(DATASET EXCERPTS):
****************************************
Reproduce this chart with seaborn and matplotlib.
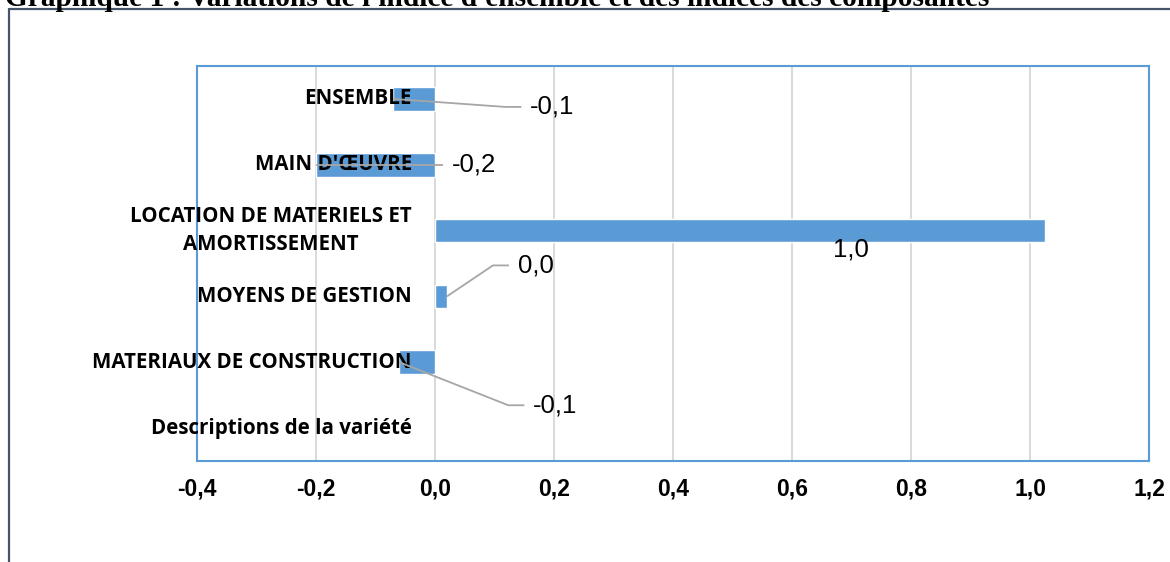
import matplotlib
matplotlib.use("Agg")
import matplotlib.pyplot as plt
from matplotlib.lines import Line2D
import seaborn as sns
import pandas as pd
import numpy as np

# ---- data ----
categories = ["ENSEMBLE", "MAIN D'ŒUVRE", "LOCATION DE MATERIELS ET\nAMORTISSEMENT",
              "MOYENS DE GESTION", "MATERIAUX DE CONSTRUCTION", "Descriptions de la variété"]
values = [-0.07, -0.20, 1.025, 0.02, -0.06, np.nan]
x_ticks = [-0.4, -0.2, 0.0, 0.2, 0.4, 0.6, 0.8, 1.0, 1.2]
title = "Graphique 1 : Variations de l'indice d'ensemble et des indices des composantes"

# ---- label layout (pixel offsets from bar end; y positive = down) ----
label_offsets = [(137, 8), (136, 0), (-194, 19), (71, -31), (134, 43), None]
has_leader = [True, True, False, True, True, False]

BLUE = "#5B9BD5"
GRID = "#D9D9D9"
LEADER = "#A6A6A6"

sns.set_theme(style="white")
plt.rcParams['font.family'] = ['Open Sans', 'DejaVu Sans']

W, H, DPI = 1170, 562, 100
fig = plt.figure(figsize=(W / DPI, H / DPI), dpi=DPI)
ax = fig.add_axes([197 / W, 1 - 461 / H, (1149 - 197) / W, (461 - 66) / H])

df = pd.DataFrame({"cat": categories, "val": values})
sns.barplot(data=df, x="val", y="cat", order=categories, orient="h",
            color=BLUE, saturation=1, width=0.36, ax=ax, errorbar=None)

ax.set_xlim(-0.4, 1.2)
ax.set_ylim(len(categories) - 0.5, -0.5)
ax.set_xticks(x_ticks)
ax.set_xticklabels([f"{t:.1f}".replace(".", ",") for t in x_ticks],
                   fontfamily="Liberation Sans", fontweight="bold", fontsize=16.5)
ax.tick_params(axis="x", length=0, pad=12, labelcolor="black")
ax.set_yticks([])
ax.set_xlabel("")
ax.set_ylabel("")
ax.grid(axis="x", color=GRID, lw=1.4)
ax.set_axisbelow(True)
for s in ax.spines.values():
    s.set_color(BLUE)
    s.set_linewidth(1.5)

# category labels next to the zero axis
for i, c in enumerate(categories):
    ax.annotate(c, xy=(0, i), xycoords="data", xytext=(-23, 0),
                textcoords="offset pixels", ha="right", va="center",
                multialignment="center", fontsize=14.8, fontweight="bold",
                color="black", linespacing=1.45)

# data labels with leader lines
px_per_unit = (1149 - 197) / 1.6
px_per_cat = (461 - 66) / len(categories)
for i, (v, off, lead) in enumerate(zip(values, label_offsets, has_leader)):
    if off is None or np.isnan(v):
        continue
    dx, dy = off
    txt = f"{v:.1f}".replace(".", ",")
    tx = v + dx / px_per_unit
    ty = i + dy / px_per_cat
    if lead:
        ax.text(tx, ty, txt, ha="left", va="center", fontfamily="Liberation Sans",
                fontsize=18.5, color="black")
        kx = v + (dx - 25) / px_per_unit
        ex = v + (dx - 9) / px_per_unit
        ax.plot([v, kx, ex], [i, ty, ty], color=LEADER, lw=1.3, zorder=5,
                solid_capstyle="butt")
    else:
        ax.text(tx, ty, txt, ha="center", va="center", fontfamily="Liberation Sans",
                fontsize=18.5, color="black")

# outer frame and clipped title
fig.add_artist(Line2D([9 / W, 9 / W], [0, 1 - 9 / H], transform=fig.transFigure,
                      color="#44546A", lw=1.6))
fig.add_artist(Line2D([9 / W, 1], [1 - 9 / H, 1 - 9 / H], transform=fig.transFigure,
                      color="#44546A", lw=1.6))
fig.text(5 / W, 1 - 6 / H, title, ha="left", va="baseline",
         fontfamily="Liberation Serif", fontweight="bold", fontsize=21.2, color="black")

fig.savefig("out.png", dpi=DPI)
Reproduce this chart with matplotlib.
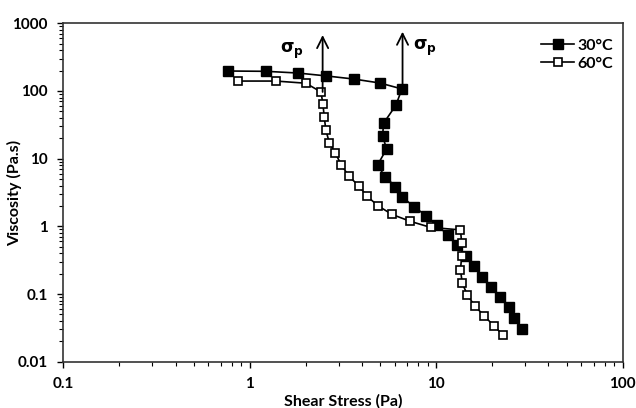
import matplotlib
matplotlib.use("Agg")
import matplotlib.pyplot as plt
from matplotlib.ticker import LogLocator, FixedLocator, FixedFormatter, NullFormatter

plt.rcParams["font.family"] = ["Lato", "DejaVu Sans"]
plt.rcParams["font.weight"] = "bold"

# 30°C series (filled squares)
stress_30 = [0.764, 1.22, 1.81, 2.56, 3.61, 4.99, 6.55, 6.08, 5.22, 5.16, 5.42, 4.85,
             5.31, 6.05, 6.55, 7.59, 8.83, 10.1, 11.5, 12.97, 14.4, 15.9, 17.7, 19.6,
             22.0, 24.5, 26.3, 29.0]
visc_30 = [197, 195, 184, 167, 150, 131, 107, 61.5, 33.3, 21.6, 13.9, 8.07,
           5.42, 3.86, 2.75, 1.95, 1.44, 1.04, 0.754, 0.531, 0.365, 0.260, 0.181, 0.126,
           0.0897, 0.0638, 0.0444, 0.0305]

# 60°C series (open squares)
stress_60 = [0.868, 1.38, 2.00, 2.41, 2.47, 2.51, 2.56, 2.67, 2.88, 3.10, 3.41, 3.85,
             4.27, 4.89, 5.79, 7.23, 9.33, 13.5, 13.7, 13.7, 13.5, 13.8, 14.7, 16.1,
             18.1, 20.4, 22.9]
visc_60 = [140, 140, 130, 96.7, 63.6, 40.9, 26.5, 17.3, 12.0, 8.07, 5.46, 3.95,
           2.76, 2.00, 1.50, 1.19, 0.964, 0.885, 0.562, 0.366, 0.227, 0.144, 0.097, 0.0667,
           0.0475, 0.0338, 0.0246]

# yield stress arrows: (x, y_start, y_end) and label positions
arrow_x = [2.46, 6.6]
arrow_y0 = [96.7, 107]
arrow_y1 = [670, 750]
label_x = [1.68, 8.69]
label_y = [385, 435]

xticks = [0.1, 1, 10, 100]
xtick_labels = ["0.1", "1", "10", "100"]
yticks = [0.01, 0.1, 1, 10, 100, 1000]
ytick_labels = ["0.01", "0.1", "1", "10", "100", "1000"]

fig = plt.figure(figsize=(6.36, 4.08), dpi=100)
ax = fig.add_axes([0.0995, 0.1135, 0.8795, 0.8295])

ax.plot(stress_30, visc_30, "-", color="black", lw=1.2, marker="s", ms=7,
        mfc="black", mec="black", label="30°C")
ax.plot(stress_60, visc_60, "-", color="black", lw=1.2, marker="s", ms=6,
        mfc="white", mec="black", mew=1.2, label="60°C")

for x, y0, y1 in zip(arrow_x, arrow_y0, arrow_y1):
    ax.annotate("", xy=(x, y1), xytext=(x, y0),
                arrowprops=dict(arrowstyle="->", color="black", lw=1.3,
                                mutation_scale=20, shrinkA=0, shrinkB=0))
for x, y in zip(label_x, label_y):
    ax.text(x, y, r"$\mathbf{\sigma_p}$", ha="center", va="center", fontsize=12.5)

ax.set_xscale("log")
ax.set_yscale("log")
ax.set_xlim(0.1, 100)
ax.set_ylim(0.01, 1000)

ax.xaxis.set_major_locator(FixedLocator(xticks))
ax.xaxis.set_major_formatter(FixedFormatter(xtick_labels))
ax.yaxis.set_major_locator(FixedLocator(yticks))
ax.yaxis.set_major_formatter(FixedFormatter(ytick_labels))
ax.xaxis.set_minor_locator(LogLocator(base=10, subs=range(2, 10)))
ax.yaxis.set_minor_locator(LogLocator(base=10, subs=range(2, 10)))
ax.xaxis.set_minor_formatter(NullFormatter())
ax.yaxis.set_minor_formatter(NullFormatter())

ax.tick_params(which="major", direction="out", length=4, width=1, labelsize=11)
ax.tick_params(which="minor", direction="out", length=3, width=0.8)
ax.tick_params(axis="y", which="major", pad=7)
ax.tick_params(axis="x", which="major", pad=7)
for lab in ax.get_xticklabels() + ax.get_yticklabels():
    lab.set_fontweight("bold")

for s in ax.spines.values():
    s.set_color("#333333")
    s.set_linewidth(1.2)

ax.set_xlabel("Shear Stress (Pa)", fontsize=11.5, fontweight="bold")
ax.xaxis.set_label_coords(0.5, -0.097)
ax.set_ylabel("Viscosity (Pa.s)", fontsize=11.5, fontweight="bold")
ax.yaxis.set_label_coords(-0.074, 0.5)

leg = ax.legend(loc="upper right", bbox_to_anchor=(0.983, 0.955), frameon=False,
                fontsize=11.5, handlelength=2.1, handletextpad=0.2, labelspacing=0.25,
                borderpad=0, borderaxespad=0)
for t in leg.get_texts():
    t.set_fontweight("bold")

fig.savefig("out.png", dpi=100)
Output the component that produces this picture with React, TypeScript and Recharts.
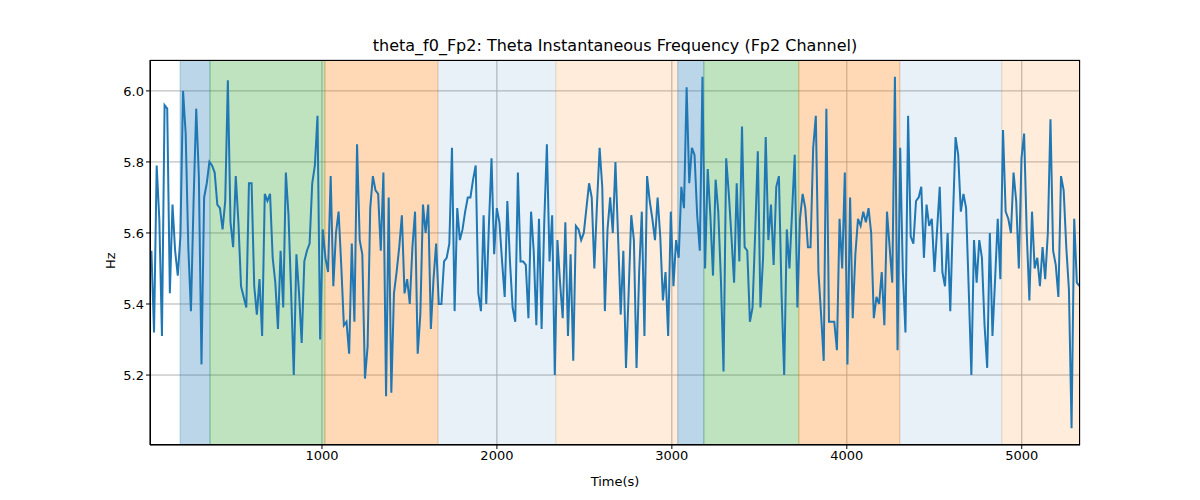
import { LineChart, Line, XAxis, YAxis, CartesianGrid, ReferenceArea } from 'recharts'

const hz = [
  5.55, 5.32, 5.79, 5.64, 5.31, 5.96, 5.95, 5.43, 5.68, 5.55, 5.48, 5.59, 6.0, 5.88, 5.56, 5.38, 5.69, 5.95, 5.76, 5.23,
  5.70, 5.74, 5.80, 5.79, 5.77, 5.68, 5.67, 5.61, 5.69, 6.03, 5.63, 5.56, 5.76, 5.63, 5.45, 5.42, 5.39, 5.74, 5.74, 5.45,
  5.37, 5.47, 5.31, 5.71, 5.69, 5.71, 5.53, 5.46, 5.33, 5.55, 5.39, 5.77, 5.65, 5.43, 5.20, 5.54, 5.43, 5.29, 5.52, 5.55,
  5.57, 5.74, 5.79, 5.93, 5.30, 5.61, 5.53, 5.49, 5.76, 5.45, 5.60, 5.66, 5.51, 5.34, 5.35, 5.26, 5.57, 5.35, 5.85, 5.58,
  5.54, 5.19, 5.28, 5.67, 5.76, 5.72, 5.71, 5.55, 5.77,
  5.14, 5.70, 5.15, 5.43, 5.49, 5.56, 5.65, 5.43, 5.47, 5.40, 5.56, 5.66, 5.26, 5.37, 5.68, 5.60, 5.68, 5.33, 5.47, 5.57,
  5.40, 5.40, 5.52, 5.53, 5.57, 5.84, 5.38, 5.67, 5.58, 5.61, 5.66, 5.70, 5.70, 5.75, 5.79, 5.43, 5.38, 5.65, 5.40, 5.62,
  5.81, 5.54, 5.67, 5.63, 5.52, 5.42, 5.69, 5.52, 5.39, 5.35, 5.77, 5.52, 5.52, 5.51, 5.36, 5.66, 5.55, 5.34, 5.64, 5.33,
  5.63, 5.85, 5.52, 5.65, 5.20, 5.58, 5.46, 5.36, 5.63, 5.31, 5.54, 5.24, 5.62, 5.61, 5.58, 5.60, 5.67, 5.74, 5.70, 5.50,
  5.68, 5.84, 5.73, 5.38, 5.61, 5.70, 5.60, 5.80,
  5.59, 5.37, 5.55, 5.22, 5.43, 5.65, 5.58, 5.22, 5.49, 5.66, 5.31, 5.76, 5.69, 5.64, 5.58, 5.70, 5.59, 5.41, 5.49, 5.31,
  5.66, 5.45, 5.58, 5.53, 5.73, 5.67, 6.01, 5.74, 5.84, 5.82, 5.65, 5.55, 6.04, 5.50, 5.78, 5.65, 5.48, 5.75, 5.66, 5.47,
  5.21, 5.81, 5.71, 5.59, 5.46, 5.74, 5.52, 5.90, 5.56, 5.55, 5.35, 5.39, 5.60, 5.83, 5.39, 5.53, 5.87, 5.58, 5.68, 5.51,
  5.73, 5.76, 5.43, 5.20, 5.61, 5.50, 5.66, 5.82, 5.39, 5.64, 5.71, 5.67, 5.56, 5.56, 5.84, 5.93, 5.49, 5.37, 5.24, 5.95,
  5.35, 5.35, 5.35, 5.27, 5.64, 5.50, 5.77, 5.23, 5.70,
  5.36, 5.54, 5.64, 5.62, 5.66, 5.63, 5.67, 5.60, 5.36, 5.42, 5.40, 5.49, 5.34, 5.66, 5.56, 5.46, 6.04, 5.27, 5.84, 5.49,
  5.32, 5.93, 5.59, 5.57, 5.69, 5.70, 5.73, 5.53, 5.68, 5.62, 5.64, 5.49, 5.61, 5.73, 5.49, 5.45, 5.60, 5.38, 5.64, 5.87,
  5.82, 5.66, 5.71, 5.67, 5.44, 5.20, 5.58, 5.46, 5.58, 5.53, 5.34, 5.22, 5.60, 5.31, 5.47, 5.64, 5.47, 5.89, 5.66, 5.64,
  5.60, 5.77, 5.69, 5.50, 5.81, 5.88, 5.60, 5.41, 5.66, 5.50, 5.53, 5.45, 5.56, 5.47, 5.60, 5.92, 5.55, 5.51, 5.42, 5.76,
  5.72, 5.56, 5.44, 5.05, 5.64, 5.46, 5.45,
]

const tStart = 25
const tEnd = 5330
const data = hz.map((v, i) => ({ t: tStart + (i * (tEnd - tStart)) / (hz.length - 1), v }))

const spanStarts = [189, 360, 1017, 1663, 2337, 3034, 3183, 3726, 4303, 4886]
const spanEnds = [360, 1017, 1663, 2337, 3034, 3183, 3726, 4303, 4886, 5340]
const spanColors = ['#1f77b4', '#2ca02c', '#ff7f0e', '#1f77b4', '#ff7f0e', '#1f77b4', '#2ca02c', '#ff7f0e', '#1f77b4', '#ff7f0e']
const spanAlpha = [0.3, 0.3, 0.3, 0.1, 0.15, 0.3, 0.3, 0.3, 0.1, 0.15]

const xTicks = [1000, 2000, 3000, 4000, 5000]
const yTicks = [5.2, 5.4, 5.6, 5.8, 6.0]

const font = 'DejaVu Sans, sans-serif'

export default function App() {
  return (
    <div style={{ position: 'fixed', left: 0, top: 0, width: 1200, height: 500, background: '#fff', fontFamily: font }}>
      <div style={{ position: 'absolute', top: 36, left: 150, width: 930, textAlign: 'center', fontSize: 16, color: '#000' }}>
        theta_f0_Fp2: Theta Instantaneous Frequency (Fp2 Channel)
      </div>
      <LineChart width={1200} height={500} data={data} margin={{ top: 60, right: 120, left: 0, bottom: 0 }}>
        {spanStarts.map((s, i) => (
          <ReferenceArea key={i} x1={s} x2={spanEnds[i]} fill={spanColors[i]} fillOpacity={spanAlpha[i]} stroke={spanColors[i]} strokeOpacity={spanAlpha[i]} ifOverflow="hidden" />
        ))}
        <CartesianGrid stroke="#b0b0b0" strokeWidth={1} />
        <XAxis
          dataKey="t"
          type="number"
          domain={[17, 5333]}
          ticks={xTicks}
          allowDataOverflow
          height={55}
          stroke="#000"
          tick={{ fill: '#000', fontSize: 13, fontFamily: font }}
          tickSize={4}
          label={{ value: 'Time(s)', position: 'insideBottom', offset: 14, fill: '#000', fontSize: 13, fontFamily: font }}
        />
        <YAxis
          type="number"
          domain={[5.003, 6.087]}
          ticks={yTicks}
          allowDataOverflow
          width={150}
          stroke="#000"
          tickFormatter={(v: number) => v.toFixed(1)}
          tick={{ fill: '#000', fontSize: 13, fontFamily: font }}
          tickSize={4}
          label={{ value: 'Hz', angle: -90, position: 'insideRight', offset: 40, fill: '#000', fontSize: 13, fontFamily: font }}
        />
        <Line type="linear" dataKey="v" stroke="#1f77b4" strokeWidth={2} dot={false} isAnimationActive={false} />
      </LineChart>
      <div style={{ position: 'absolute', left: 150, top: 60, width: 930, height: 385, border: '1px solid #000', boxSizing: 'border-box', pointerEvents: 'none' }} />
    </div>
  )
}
****************************************
(DO THIS):
Copy nothing but the lines from the first one in the listing through the line with "import numpy as np", and omit the pictures.

(THE COMPLETED TASK):
Reproduce this chart with seaborn and matplotlib.
import matplotlib
matplotlib.use("Agg")
import matplotlib.pyplot as plt
from matplotlib.lines import Line2D
import seaborn as sns
import pandas as pd
import numpy as np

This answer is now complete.